The owners and developers of “501 Landing” submitted an application to rezone a parcel of land right off of U.S. Hwy. 15-501 near the Lystra Road intersection, across the street from the Harris Teeter-anchored shopping center, from Residential to Neighborhood Business. It’s right next to a lot that a Publix grocery store tried to locate in two years ago.

The change in zoning would allow for construction of two buildings and 99 parking spaces as part of a new retail shopping center and was the subject of a public hearing at last Monday’s Chatham County Board of Commissioners meeting, during which Pittsboro Town Commissioner Michael Fiocco represented the developers.

The application is now before the planning board, and it goes to that board with several public comments asking them to vote “no” on the change in zoning. Most expressed concern over the alteration of the area from a wooded lot to a commercial one.

Anna Marie Ambrose, who submitted a written comment, said she had lived in Polk’s Landing since the mid-1980s and any frustrations with the Publix applied to this new development.

“There are multiple commercial developments very, very close by,” she wrote, citing the Polk’s Village development next door and the Cole Park Plaza up the road. “All of this is in addition to drainage and water issues that will be impacted, to say nothing of traffic issues that have already begun to be problematic. Please, again, there really, really doesn’t need to be another commercial development on every single corner of 15-501.”
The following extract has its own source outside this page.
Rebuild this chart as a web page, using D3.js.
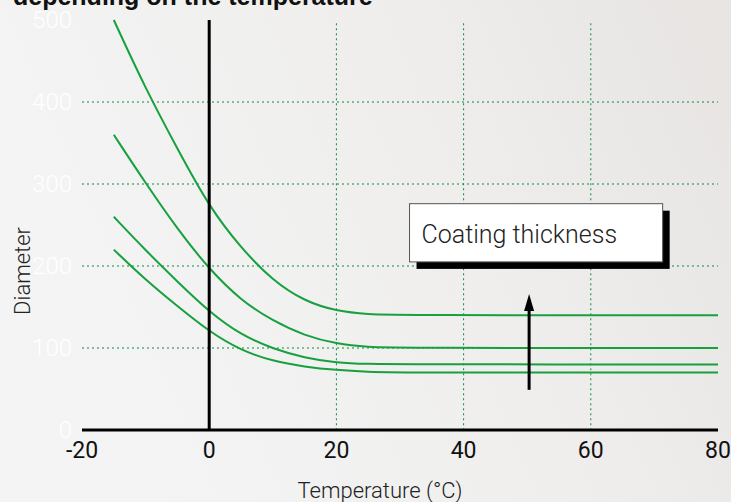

The concern over more developments was also on the minds of residents who spoke last week at the meeting.

“We just don’t want development after development along the corridor of 15-501,” said Susan Harris. “Do we really want 15-501 to be strip mall, strip mall, strip mall? I would hope you could give this some time so others can be aware of this as well.”

There was also some disagreement on how well a community meeting designed to discuss the development went. Both a submitted report from the meeting and comments from Fiocco Monday night indicated that residents in attendance at the meeting were more in favor of the rezoning.

“A lot of the concerns about the former Publix were expressed that this was a welcome change, that it was a smaller scale, that it didn’t have the massive truck traffic,” Fiocco said. “We’re not asking to zone this straight neighborhood business. We’ve put a lot of conditions on this rezoning. We’re sensitive to where we’re developing and our neighbors.”

He added that the change in zoning was consistent with the Chatham County Comprehensive Plan and that every effort would be made to minimize light pollution.

“We are pushing as much of the development as we can toward 15-501,” Fiocco said. “That’s probably 150-200 feet from the edge of the parking lot to the rear property line. We will meet all the lighting standards of Chatham County. We’ve done the analysis, and by the time the light gets to the property edge, it will be at zero footcandles [a measure of light intensity].”

But Christine Consoli, who attended that community meeting, said Fiocco’s comments and the report were in effect “put(ting) words” in their mouths and that many questions were met with an “I don’t know.”

“I think they grossly misread our reactions,” Consoli said. “There weren’t very many of us there. It really was difficult to get the word out.”

The commissioners took no action Monday night, instead passing the item onto the Chatham County Planning Board for discussion and a recommendation. Once the Planning Board votes, the commissioners will revisit the item.